Je est un autre (et ses amis aussi)
Ce qui distingue Tomodachi Life des autres jeux du genre, c’est le statut très particulier de ses personnages (que l’on crée à la main ou à partir d’une photo et que l’on s’échange d’une console à l’autre). C’est vous, votre petite sœur, votre cousin, votre crush du moment ou le héros de votre série préférée récréés sous forme de Mii – les avatars Nintendo aux faux airs de Playmobil apparus avec la Wii – et qui bénéficient d’une large autonomie. Vous ne les dirigez pas : vous communiquez avec eux. C’est un monde de doubles, un miroir déformant, une caricature du réel dans laquelle vous regardez votre jumeau exister. Un espace d’expérimentation fantasmatique où vos connaissances deviennent parfois tout autre chose (le gros dur se fait timide, la snob se révèle avenante…), et qui vous venge, surtout si vous avez neuf ans et que, dans votre jeune existence, tout ne se passe pas forcément comme vous le voulez. Y compris ce matin même, tiens, avec ce camarade de classe vraiment pas sympa. Ça va barder pour son clone dans le jeu.
La fête est folle
Et à part ça ? A part ça tout et à peu près n’importe quoi. L’autre secret du succès de Tomodachi Life, dont les créateurs ont œuvré par le passé sur la renversante et farfelue saga Wario Ware, c’est que l’on ne s’y prend pas (du tout) au sérieux. L’humour et l’inattendu sont la règle. Soudain, quelqu’un vous défie au pouilleux. Ou vous offre du papier toilette. Ou alors vous vous retrouvez en possession d’un spray qui fait rajeunir. Ou plongé dans un rêve aux allures de collage surréaliste.

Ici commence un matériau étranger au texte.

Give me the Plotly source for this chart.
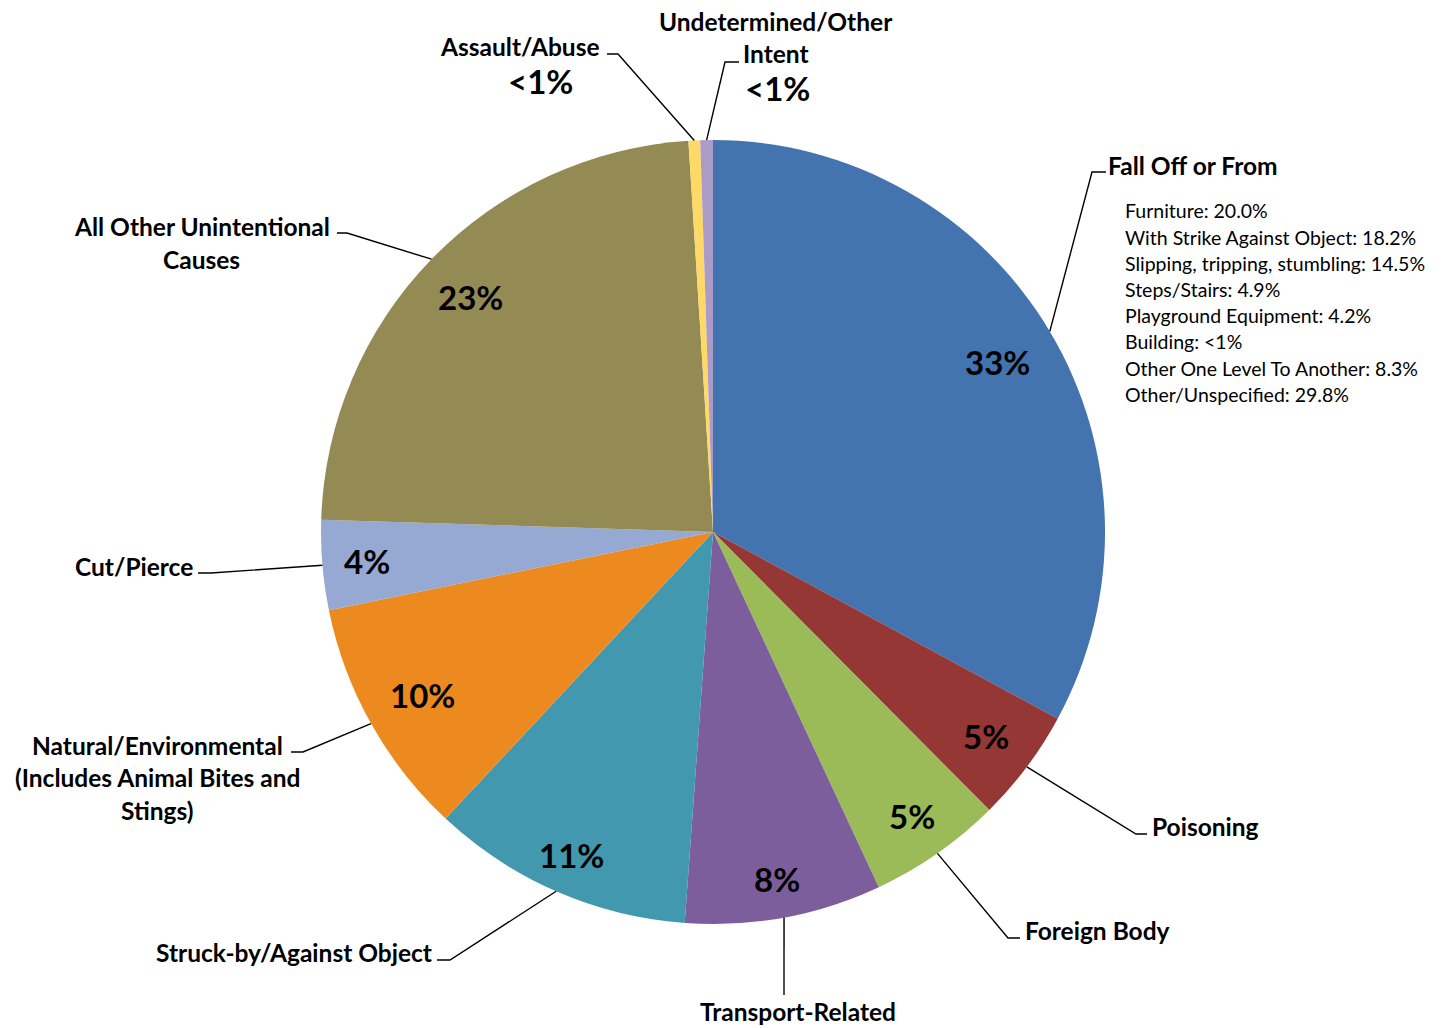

Pendant ce temps, vous gagnez de l’argent en fonction de votre contribution au bonheur de chacun. C’est une satire et une utopie, une catharsis et un refuge.
Et après ?
Pour Nintendo, qui misait d’abord sur Super Smash Bros pour soutenir les ventes de la 3DS en cette fin d’année, le succès de Tomodachi Life, soutenu par des partenariats publicitaires de plus ou moins bon goût (Kev Adams, Violetta, Secret Story), est une aubaine. Le jeu est d’ailleurs distribué en pack avec une version rose – le public féminin serait-il subtilement visé ? – de la 2DS, la version sans affichage en relief de la console portable. Mais il fait déjà des émules. Disney vient ainsi de sortir sa propre simulation de vie à base de Mii, le charmant (mais limité) Disney Magical World. Et il y a l’excellent Fantasy Life (qui, lui, est aussi un vrai jeu de rôle). Pas sûr que cela suffise pour faire de l’ombre à la folie douce et au son sens du spectacle intime de Tomodachi Life. Qui, cela mérite d’être noté, se laisse aussi apprécier bien au-delà de l’âge moyen de ses fans écoliers.